Besides offering the couple their first private moments as newlyweds, this time is also a chance to eat and drink if they have observed the day’s fast. Many couples ask for a serving of the reception meal to be brought to the room so they can eat in peace before being whisked off to the dance floor.

Wedding reception

This is where the party really comes alive! The reception is a lively blend of dancing, music, and a seudat mitzvah — a festive meal marking the completion of a mitzvah. It’s a joyful celebration that can last for hours or even days, depending on the community’s customs. 

Each Jewish community boasts its unique dances. However, a few dances you might see throughout the wedding reception are the horah, the Yemenite step, and raising the bride and groom up on chairs.

Modern traditions

While rooted in deep-seated customs, many traditional Jewish weddings today incorporate contemporary elements. A notable modern addition is the signing of a Halachic Prenup. In Jewish marriage laws, a wife needs a “Get,” a divorce document from her husband to dissolve the marriage. 

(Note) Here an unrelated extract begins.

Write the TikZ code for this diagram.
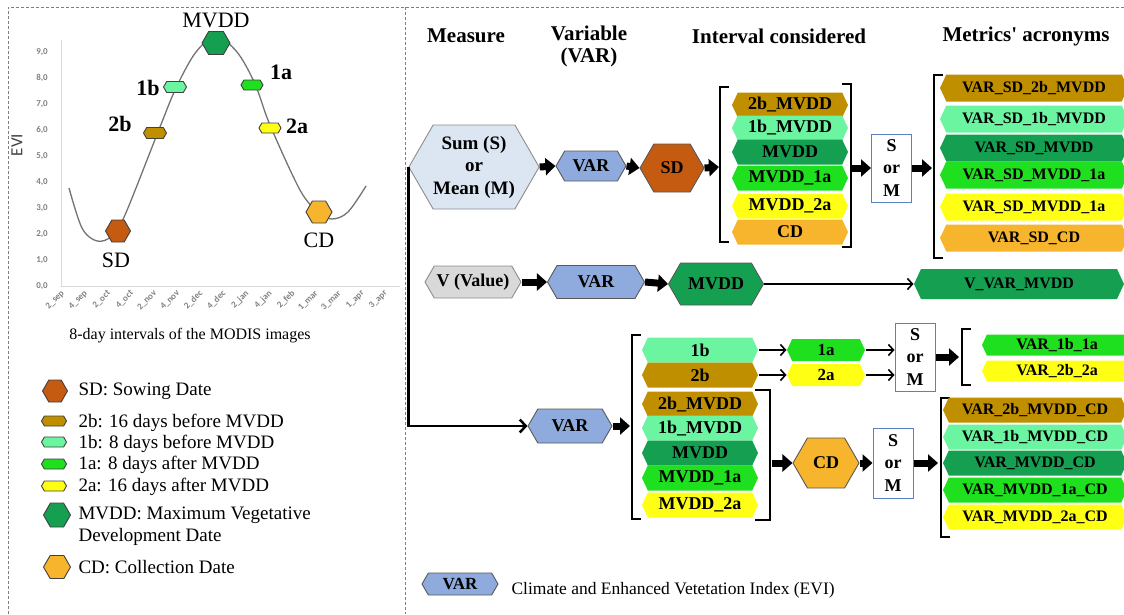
\documentclass[tikz,border=0pt]{standalone}
\usepackage{fontspec}
\setmainfont{Liberation Serif}
\newfontfamily\chartfont{Carlito}
\usetikzlibrary{shapes.symbols,arrows.meta}

\newcommand{\sizept}[2]{\fontsize{#1}{#2}\selectfont}

\definecolor{sdcol}{HTML}{C55A11}
\definecolor{twobcol}{HTML}{BF8F00}
\definecolor{onebcol}{HTML}{6CF5A0}
\definecolor{mvddcol}{HTML}{14A050}
\definecolor{oneacol}{HTML}{1EE01E}
\definecolor{twoacol}{HTML}{FFFF14}
\definecolor{cdcol}{HTML}{F6B52C}
\definecolor{varcol}{HTML}{8FAADC}
\definecolor{sumcol}{HTML}{DCE6F2}
\definecolor{valcol}{HTML}{D9D9D9}
\definecolor{smcol}{HTML}{5B80C0}
\definecolor{framecol}{HTML}{7F7F7F}
\definecolor{axiscol}{HTML}{D9D9D9}
\definecolor{tickcol}{HTML}{808080}

\tikzset{
  hexa/.style={signal, signal to=east and west, signal pointer angle=120,
    draw=black!65, line width=0.9pt, inner sep=0pt, font=\bfseries\sizept{18}{21}},
  bar/.style={hexa, draw=none, signal pointer angle=130},
  evimark/.style={hexa, draw=black!75, line width=0.9pt},
  smbox/.style={draw=smcol, line width=1pt, fill=white, minimum width=40pt,
    minimum height=68pt, align=center, inner sep=0pt, font=\bfseries\sizept{18}{22.5}},
  fat/.style={line width=7pt, -{Triangle[length=10pt,width=17pt]}},
  slim/.style={line width=1.6pt, -{Straight Barb[length=5pt,width=11pt]}},
  brk/.style={line width=2.2pt},
  head/.style={font=\bfseries\sizept{21}{22}, align=center},
  keytext/.style={anchor=base west, font=\sizept{19}{22}},
  ticklab/.style={font=\chartfont\bfseries\sizept{9}{10}, text=tickcol, inner sep=0pt},
}

\begin{document}
\begin{tikzpicture}[x=1pt, y=-1pt]
    \useasboundingbox (0,0) rectangle (1124,614);

    % Frame
    \draw[framecol, line width=0.8pt, dash pattern=on 3pt off 2pt] (8,614) -- (8,7) -- (1124,7);
    \draw[framecol, line width=0.8pt, dash pattern=on 3pt off 2pt] (405,7) -- (405,614);

    % Chart axes
    \draw[axiscol, line width=0.8pt] (61,40) -- (61,286) -- (400,286);
    \foreach \k in {0,...,9}
        \node[ticklab, anchor=east] (ytick\k) at (48,286-26*\k) {\k,0};
    \foreach \lab [count=\i from 0] in {2\_sep,4\_sep,2\_oct,4\_oct,2\_nov,4\_nov,2\_dec,4\_dec,2\_jan,4\_jan,2\_feb,1\_mar,3\_mar,1\_apr,3\_apr}
        \node[ticklab, rotate=45, anchor=east] (xtick\i) at (63+23.07*\i,292) {\lab};
    \node[rotate=90, font=\chartfont\sizept{17}{18}, text=black!75] (evi) at (17,145) {EVI};
    \node[font=\sizept{16}{18}] (xtitle) at (190,336) {8-day intervals of the MODIS images};

    % EVI curve
    \draw[black!55, line width=1.3pt] plot[smooth, tension=0.55] coordinates {(69,188) (82,228) (97,241) (112,236) (125,215) (158,132) (176,88) (196,52) (216,37) (237,52) (255,84) (270,125) (300,190) (318,212) (332,219) (348,212) (366,186)};

    % Chart markers
    \node[evimark, fill=sdcol, minimum width=25pt, minimum height=22pt] (msd) at (118,231) {};
    \node[evimark, fill=twobcol, minimum width=23pt, minimum height=11pt] (m2b) at (155,133) {};
    \node[evimark, fill=onebcol, minimum width=23pt, minimum height=11pt] (m1b) at (175,87) {};
    \node[evimark, fill=mvddcol, minimum width=28pt, minimum height=23pt] (mmvdd) at (216,43) {};
    \node[evimark, fill=oneacol, minimum width=22pt, minimum height=10pt] (m1a) at (252,85) {};
    \node[evimark, fill=twoacol, minimum width=22pt, minimum height=10pt] (m2a) at (270,128) {};
    \node[evimark, fill=cdcol, minimum width=26pt, minimum height=22pt] (mcd) at (319,212) {};
    \node[font=\sizept{22}{24}] (lmvdd) at (216,20) {MVDD};
    \node[font=\bfseries\sizept{22}{24}] (l1b) at (148,88) {1b};
    \node[font=\bfseries\sizept{22}{24}] (l2b) at (120,124) {2b};
    \node[font=\bfseries\sizept{22}{24}] (l1a) at (281,72) {1a};
    \node[font=\bfseries\sizept{22}{24}] (l2a) at (297,126) {2a};
    \node[font=\sizept{22}{24}] (lsd) at (116,260) {SD};
    \node[font=\sizept{22}{24}] (lcd) at (319,240) {CD};

    % Left legend
    \node[evimark, fill=sdcol, minimum width=25pt, minimum height=22pt] (ksd) at (55,391) {};
    \node[evimark, fill=twobcol, minimum width=25pt, minimum height=10pt] (k2b) at (54,421) {};
    \node[evimark, fill=onebcol, minimum width=25pt, minimum height=10pt] (k1b) at (54,442) {};
    \node[evimark, fill=oneacol, minimum width=25pt, minimum height=10pt] (k1a) at (54,464) {};
    \node[evimark, fill=twoacol, minimum width=25pt, minimum height=10pt] (k2a) at (54,486) {};
    \node[evimark, fill=mvddcol, minimum width=27pt, minimum height=24pt] (kmvdd) at (57,515) {};
    \node[evimark, fill=cdcol, minimum width=27pt, minimum height=23pt] (kcd) at (57,567) {};
    \node[keytext] (tsd) at (75,395) {SD: Sowing Date};
    \node[keytext] (t2b) at (75,427) {2b: 16 days before MVDD};
    \node[keytext] (t1b) at (75,448) {1b: 8 days before MVDD};
    \node[keytext] (t1a) at (75,469) {1a: 8 days after MVDD};
    \node[keytext] (t2a) at (75,491) {2a: 16 days after MVDD};
    \node[keytext] (tmvdd) at (75,519) {MVDD: Maximum Vegetative};
    \node[keytext] (tdev) at (75,541) {Development Date};
    \node[keytext] (tcd) at (75,573) {CD: Collection Date};

    % Headings
    \node[head] (hmeas) at (466,36) {Measure};
    \node[head] (hvar) at (589,46) {Variable\\(VAR)};
    \node[head] (hint) at (779,36) {Interval considered};
    \node[head] (hmet) at (1026,36) {Metrics\textquotesingle{} acronyms};

    % Row 1: sum or mean
    \node[hexa, fill=sumcol, draw=black!45, minimum width=125pt, minimum height=84pt,
        align=center, font=\bfseries\sizept{19}{22.5}] (sum) at (474,167) {Sum (S)\\or\\Mean (M)};
    \node[hexa, fill=varcol, minimum width=70pt, minimum height=30pt] (var1) at (591,166) {VAR};
    \node[hexa, fill=sdcol, minimum width=64pt, minimum height=48pt] (sd1) at (672,168) {SD};
    \coordinate (br1) at (719,167);
    \draw[fat] (sum.east) -- (var1.west);
    \draw[fat] (var1.east) -- (sd1.west);
    \draw[fat] (sd1.east) -- (br1);
    \draw[brk] (729,87) -- (720,87) -- (720,242) -- (729,242);
    \foreach \y/\c/\t/\n in {105/twobcol/2b\_MVDD/ia, 128/onebcol/1b\_MVDD/ib, 152/mvddcol/MVDD/ic,
                             178/oneacol/MVDD\_1a/id, 206/twoacol/MVDD\_2a/ie, 232/cdcol/CD/if}
        \node[bar, fill=\c, minimum width=116pt, minimum height=25pt] (\n) at (790,\y) {\t};
    \draw[brk] (842,84) -- (851,84) -- (851,247) -- (842,247);
    \coordinate (br1out) at (852,168);
    \node[smbox] (sm1) at (891.5,168) {S\\or\\M};
    \draw[fat] (br1out) -- (sm1.west);
    \coordinate (br2) at (932,168);
    \draw[fat] (sm1.east) -- (br2);
    \draw[brk] (943,75) -- (934,75) -- (934,258) -- (943,258);
    \foreach \y/\c/\t/\n in {88/twobcol/VAR\_SD\_2b\_MVDD/ma, 119/onebcol/VAR\_SD\_1b\_MVDD/mb,
                             148/mvddcol/VAR\_SD\_MVDD/mc, 175/oneacol/VAR\_SD\_MVDD\_1a/md,
                             207/twoacol/VAR\_SD\_MVDD\_1a/me, 238/cdcol/VAR\_SD\_CD/mf}
        \node[bar, fill=\c, minimum width=188pt, minimum height=27pt, font=\bfseries\sizept{16}{18}] (\n) at (1034,\y) {\t};

    % Row 2: value
    \node[hexa, fill=valcol, draw=black!45, minimum width=96pt, minimum height=32pt] (val) at (473,282) {V (Value)};
    \node[hexa, fill=varcol, minimum width=97pt, minimum height=33pt] (var2) at (596,282) {VAR};
    \node[hexa, fill=mvddcol, minimum width=95pt, minimum height=42pt] (mvdd2) at (716,284) {MVDD};
    \node[bar, fill=mvddcol, minimum width=210pt, minimum height=30pt, font=\bfseries\sizept{16}{18}] (vvm) at (1019,284) {V\_VAR\_MVDD};
    \draw[fat] (val.east) -- (var2.west);
    \draw[fat] (var2.east) -- (mvdd2.west);
    \draw[slim] (mvdd2.east) -- (vvm.west);

    % Row 3: differences and CD
    \node[hexa, fill=varcol, minimum width=84pt, minimum height=34pt] (var3) at (570,426) {VAR};
    \draw[line width=2.5pt, -{Straight Barb[length=6pt,width=13pt]}] (sum.west) |- (var3.west);
    \coordinate (br3) at (630,426);
    \draw[fat] (var3.east) -- (br3);
    \draw[brk] (641,335) -- (632,335) -- (632,519) -- (641,519);
    \foreach \y/\c/\t/\n in {350/onebcol/1b/ra, 375/twobcol/2b/rb, 404/twobcol/2b\_MVDD/rc,
                             428/onebcol/1b\_MVDD/rd, 453/mvddcol/MVDD/re, 478/oneacol/MVDD\_1a/rf,
                             505/twoacol/MVDD\_2a/rg}
        \node[bar, fill=\c, minimum width=116pt, minimum height=25pt] (\n) at (700,\y) {\t};
    \draw[brk] (755,390) -- (770,390) -- (770,520) -- (755,520);
    \node[bar, fill=oneacol, minimum width=78pt, minimum height=22pt, font=\bfseries\sizept{17}{19}] (a1) at (826,350) {1a};
    \node[bar, fill=twoacol, minimum width=78pt, minimum height=22pt, font=\bfseries\sizept{17}{19}] (a2) at (826,375) {2a};
    \draw[slim] (ra.east) -- (a1.west);
    \draw[slim] (rb.east) -- (a2.west);
    \node[smbox] (sm2) at (915,357) {S\\or\\M};
    \draw[slim] (a1.east) -- (a1.east -| sm2.west);
    \draw[slim] (a2.east) -- (a2.east -| sm2.west);
    \coordinate (br4) at (959,357);
    \draw[fat] (sm2.east) -- (br4);
    \draw[brk] (971,329) -- (962,329) -- (962,385) -- (971,385);
    \node[bar, fill=oneacol, minimum width=150pt, minimum height=21pt, font=\bfseries\sizept{16}{18}] (v1b1a) at (1057,345) {VAR\_1b\_1a};
    \node[bar, fill=twoacol, minimum width=150pt, minimum height=21pt, font=\bfseries\sizept{16}{18}] (v2b2a) at (1057,371) {VAR\_2b\_2a};
    \coordinate (br5) at (772,463);
    \node[hexa, fill=cdcol, minimum width=66pt, minimum height=50pt] (cd3) at (826,463) {CD};
    \draw[fat] (br5) -- (cd3.west);
    \node[smbox, minimum height=70pt] (sm3) at (893,463) {S\\or\\M};
    \draw[fat] (cd3.east) -- (sm3.west);
    \coordinate (br6) at (938,463);
    \draw[fat] (sm3.east) -- (br6);
    \draw[brk] (950,398) -- (941,398) -- (941,537) -- (950,537);
    \foreach \y/\c/\t/\n in {410/twobcol/VAR\_2b\_MVDD\_CD/ca, 437/onebcol/VAR\_1b\_MVDD\_CD/cb,
                             463/mvddcol/VAR\_MVDD\_CD/cc, 490/oneacol/VAR\_MVDD\_1a\_CD/cx,
                             517/twoacol/VAR\_MVDD\_2a\_CD/ce}
        \node[bar, fill=\c, minimum width=184pt, minimum height=25pt, font=\bfseries\sizept{16}{18}] (\n) at (1035,\y) {\t};

    % Bottom key
    \node[hexa, fill=varcol, minimum width=76pt, minimum height=22pt, font=\bfseries\sizept{17}{19}] (varkey) at (460,584) {VAR};
    \node[anchor=base west, font=\sizept{17.5}{20}] (varkeytxt) at (508,594) {Climate and Enhanced Vetetation Index (EVI)};
\end{tikzpicture}
\end{document}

Unfortunately, some women, known as agunot, are held in undesired marriages by their spouses who withhold this document. To prevent this situation and to make a stand against forced marriages, many couples now sign a document before marrying. This ensures that women are not held in marriages they no longer wish to be a part of.

With the close of the reception and festive meals throughout the following week, the union is celebrated, and the couple embarks on their new journey together. Whatever your role — be it a guest or the ones tying the knot — understanding these rituals adds layers of depth and meaning to the joyous occasion. Mazel tov!